## Given material
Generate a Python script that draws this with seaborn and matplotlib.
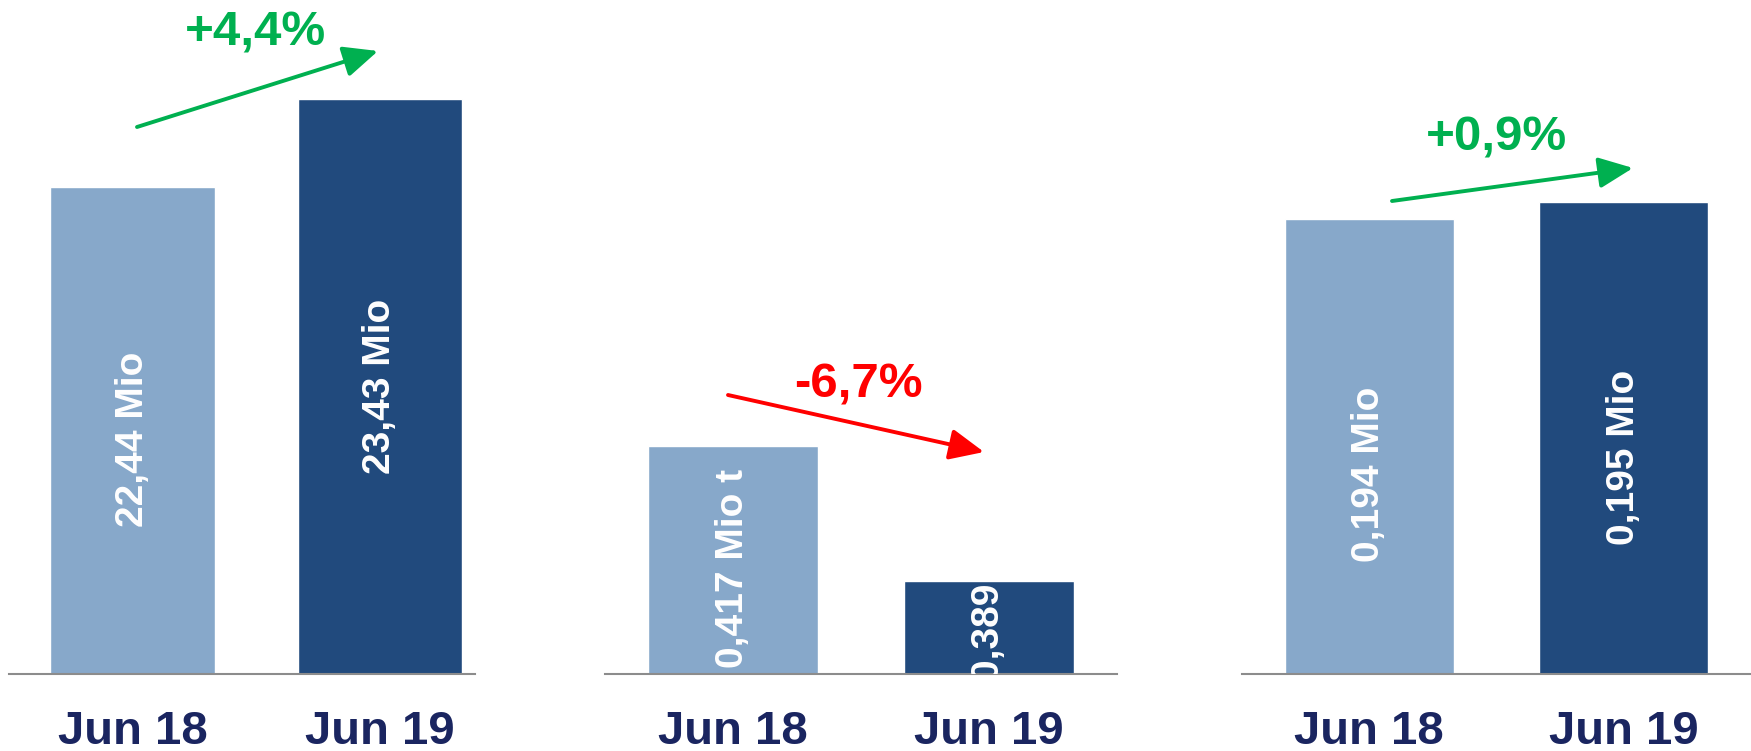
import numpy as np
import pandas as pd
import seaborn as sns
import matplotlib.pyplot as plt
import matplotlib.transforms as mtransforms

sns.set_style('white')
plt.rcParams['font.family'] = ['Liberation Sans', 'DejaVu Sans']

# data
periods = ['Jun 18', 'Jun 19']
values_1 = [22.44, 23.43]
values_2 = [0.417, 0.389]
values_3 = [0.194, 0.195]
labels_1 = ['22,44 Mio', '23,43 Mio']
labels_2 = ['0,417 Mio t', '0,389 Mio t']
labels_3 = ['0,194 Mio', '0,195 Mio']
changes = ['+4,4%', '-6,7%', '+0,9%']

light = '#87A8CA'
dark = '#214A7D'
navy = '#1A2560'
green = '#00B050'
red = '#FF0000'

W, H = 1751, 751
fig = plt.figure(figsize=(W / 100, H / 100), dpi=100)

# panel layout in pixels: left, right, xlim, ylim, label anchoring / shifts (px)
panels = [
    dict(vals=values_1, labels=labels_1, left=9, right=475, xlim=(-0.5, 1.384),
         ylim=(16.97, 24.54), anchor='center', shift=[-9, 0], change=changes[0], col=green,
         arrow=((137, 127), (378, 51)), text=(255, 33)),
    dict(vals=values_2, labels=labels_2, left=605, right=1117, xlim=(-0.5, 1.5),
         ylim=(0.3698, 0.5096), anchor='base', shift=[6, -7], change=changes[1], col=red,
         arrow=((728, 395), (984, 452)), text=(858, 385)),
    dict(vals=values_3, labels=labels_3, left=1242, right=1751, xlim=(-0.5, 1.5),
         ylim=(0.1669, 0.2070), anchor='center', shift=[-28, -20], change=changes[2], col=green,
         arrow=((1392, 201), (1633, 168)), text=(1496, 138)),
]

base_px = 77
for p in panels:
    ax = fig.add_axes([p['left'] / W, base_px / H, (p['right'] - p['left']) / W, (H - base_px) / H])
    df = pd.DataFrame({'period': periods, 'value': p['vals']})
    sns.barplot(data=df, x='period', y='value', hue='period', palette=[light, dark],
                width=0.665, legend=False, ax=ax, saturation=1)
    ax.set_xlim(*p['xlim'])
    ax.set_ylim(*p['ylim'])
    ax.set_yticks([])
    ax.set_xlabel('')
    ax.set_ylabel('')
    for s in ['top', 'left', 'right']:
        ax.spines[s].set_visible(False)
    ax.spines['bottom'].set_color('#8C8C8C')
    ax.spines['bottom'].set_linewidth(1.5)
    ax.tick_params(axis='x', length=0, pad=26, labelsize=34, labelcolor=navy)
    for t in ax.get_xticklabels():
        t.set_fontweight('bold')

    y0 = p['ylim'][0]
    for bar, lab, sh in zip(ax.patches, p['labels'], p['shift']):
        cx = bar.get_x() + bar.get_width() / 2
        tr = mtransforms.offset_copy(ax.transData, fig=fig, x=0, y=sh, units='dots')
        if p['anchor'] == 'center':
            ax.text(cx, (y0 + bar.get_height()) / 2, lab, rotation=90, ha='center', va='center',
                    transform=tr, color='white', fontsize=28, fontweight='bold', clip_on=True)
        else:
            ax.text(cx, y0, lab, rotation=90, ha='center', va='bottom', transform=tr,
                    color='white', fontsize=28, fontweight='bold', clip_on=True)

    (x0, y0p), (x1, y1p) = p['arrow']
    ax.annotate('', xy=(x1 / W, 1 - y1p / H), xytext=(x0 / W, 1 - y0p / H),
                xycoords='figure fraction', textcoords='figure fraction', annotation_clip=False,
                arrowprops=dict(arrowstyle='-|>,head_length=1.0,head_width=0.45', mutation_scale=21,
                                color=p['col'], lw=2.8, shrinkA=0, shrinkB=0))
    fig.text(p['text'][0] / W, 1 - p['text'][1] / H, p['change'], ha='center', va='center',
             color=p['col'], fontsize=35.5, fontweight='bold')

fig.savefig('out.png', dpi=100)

## Goal
Restate, line by line and word for word, everything from the top of the material through the line that contains "fig = plt.figure(figsize=(W". Leave pictures out.

## Solution to the exercise
Generate a Python script that draws this with seaborn and matplotlib.
import numpy as np
import pandas as pd
import seaborn as sns
import matplotlib.pyplot as plt
import matplotlib.transforms as mtransforms

sns.set_style('white')
plt.rcParams['font.family'] = ['Liberation Sans', 'DejaVu Sans']

# data
periods = ['Jun 18', 'Jun 19']
values_1 = [22.44, 23.43]
values_2 = [0.417, 0.389]
values_3 = [0.194, 0.195]
labels_1 = ['22,44 Mio', '23,43 Mio']
labels_2 = ['0,417 Mio t', '0,389 Mio t']
labels_3 = ['0,194 Mio', '0,195 Mio']
changes = ['+4,4%', '-6,7%', '+0,9%']

light = '#87A8CA'
dark = '#214A7D'
navy = '#1A2560'
green = '#00B050'
red = '#FF0000'

W, H = 1751, 751
fig = plt.figure(figsize=(W / 100, H / 100), dpi=100)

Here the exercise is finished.